— begin RECORDS FOR PROCESSING —
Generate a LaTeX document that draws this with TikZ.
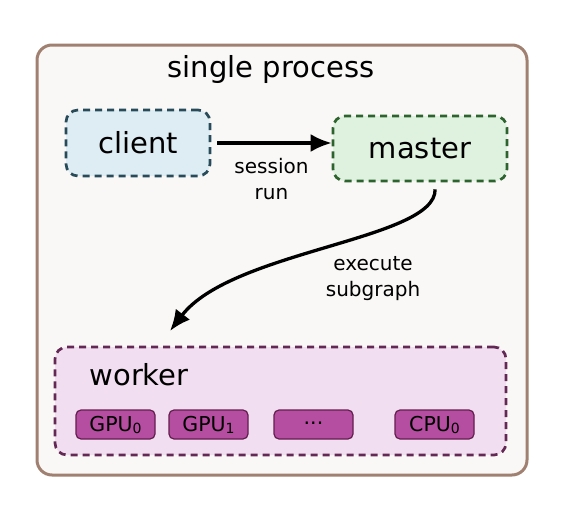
— end RECORDS FOR PROCESSING —
— begin RECORDS FOR PROCESSING —
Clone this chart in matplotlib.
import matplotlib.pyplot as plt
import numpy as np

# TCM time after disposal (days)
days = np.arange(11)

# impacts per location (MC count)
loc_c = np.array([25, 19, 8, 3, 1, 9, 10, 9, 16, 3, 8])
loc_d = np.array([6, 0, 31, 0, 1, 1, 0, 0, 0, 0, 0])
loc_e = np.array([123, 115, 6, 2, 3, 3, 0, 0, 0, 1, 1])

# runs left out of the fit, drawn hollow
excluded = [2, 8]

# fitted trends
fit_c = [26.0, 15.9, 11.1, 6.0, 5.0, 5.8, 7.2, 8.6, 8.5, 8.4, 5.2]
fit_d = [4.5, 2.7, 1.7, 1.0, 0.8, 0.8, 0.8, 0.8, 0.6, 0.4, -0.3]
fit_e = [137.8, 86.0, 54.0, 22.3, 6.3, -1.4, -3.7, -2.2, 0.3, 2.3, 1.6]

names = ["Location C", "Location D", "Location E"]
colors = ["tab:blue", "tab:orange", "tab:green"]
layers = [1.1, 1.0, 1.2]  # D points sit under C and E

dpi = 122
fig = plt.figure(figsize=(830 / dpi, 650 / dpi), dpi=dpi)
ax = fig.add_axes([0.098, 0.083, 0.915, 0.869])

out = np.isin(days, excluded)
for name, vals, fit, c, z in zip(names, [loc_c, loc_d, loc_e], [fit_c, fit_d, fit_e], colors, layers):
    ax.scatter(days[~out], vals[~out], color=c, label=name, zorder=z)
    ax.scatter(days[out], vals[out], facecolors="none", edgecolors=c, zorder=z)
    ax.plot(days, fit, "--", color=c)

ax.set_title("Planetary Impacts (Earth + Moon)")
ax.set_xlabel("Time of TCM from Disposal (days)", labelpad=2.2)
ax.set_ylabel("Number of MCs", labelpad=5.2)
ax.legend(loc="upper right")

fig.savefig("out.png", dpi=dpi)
— end RECORDS FOR PROCESSING —
» **WHAT THE EXERCISE ASKS**
Taking the material above, extract exactly and only the lines from the line with "Clone this chart in matplotlib." to the line with "excluded = [2, 8]", inclusive of both.

» **EXERCISE SOLUTION**
Clone this chart in matplotlib.
import matplotlib.pyplot as plt
import numpy as np

# TCM time after disposal (days)
days = np.arange(11)

# impacts per location (MC count)
loc_c = np.array([25, 19, 8, 3, 1, 9, 10, 9, 16, 3, 8])
loc_d = np.array([6, 0, 31, 0, 1, 1, 0, 0, 0, 0, 0])
loc_e = np.array([123, 115, 6, 2, 3, 3, 0, 0, 0, 1, 1])

# runs left out of the fit, drawn hollow
excluded = [2, 8]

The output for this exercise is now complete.